Deixei o carro no parque do aeroporto e fui a correr para o terminal de partida dos voos internacionais. Queria apanhar um avião qualquer que me levasse para perto de Fafe; alguém viria, depois, buscar o carro. Estava, felizmente, quase a partir um que para lá fazia um voo nocturno; à pressa e com muita sorte, consegui um bilhete e entrei disparado "por la puerta C 67". Os ignorantes, que deviam ser mais estúpidos que todas as "puertas" juntas do aeroporto, pediram-me, ensonados e sem o menor sorriso internacional, o passaporte, desconhecedores de que Portugal também pertencia à União Europeia.

O avião ia praticamente cheio e calhou-me uma asa. Agora, só se falava espanhol e inglês e, depois das para mim sempre assustadoras explicações de segurança, e já em voo estabilizado, começaram logo a distribuir, quase à força, sorrisos e sumos de laranja a toda a gente. Quando já estava a ficar em mim, descontraído, li o bilhete e lá estava Rio bem escarrapachado. Rio?! Como os espanhóis, logo a seguir aos ingleses, são do pior que há para línguas, vi logo que haviam deturpado o nome e que o avião devia fazer escala em Entre-os-Rios. Relaxei.

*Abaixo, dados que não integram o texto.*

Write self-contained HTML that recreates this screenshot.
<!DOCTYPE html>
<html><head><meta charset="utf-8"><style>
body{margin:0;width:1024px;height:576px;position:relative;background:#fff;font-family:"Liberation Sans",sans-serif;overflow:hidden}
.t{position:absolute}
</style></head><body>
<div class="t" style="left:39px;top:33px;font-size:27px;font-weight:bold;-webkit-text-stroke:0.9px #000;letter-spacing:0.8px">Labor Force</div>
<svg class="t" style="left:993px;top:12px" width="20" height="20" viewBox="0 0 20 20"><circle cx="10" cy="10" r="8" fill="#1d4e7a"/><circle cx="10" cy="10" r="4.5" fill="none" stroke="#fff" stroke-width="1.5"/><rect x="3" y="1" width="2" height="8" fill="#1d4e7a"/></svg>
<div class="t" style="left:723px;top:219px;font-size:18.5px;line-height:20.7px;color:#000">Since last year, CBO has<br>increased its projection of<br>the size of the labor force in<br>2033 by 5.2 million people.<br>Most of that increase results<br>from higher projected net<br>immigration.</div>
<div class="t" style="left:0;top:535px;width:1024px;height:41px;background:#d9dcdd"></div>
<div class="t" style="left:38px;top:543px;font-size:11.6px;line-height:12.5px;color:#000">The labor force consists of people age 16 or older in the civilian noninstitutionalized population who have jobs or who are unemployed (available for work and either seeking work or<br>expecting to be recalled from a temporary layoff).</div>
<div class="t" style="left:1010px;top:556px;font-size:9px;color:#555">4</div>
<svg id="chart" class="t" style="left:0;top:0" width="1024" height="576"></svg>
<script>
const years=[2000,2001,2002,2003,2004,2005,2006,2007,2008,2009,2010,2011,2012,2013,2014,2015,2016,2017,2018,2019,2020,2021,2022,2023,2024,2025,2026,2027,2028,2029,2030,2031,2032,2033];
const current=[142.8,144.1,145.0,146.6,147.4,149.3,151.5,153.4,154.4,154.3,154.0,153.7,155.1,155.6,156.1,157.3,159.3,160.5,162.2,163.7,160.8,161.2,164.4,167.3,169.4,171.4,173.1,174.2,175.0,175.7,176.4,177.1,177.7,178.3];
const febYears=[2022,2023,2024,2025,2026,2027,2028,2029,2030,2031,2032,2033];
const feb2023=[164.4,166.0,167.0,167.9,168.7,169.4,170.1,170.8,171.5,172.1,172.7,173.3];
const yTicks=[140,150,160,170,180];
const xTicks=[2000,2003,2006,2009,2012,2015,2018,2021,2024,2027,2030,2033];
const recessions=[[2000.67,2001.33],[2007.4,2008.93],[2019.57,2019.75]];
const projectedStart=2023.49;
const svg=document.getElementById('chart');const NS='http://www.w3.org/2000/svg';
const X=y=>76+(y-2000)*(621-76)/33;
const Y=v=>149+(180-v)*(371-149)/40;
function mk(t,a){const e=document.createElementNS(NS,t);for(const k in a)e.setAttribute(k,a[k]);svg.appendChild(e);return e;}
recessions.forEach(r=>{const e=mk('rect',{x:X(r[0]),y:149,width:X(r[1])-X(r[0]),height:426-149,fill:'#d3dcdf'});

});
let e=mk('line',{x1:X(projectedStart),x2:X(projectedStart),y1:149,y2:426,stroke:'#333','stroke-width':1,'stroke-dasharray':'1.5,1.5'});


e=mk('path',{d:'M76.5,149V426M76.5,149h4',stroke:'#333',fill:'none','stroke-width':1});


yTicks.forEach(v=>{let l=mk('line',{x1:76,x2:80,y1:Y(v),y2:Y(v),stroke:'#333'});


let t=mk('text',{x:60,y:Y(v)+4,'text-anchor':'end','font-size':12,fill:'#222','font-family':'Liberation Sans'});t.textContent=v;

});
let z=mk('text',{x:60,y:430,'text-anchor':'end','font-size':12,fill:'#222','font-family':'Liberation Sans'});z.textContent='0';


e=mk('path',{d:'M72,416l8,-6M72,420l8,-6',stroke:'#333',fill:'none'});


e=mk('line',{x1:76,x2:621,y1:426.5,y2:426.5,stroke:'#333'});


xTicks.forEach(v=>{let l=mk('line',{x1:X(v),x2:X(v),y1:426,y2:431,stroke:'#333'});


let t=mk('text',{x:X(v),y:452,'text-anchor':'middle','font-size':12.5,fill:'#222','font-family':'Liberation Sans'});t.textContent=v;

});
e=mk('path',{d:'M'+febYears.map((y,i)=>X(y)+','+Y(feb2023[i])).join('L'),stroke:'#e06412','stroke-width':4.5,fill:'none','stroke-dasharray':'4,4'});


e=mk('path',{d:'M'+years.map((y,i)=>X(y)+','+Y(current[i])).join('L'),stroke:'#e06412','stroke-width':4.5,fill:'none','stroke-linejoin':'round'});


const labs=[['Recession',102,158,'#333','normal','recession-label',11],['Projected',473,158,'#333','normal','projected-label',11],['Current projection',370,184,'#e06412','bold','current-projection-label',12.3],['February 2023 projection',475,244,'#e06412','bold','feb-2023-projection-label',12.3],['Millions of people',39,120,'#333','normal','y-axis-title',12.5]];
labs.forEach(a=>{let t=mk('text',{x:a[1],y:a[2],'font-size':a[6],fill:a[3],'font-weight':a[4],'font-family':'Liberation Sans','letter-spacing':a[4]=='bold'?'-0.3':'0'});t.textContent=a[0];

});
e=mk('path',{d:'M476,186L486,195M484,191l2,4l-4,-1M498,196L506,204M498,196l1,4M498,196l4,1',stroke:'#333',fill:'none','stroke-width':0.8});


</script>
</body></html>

Nunca mais chegávamos. Veio o jantar, veio o café, levantaram-se e sentaram-se os que nos aviões nunca param quietos e, daí a pouco, todos dormiam, menos eu e uma morena gorda com ar baiano que ia a meu lado. Tanto sono junto deve ser da hora espanhola que anda uma hora adiantada em relação à nossa, pensei eu.

Acabei por adormecer por contágio e só acordei com o barulho metálico do apertar dos cintos e ao som do samba de uma ou duas notas só. Estávamos a descer para Entre-os-Rios. Desci, mas, intrigado, notei que cá fora só se falava português brasileiro como se estivéssemos em Trás-os-Montes. Assim vim parar a uma terra que não fica entre nada e que apenas se chama Rio. De Janeiro, acrescentaram duas simpáticas aeromoças, a quem perguntei, em vão, qual era a melhor maneira para, dali, chegar a Fafe.

Quando soube que andava pelas ruas da minha querida terra tudo de velas acesas, em comoventes vigílias em minha honra, como se todos os dias fossem dia doze, decidi ficar até que aquela boa gente se acalme e faça compreender aos ímpios que lá vão as razões que me levaram a faltar à tal reunião. Soube depois, que esta foi adiada e que só se realizará no dia em que eu lá puder aparecer porque, dizem eles, sem mim, o saneamento básico não mais irá para a frente.

 

 

 

*** Fátima Felgueiras, Presidente da CM de Felgueiras, foge "inocentemente" para o Brasil e fica cá muita gente boa a chorar por ela.

A história continua e, como facilmemte se prevê, há-de vir a ter um fim feliz.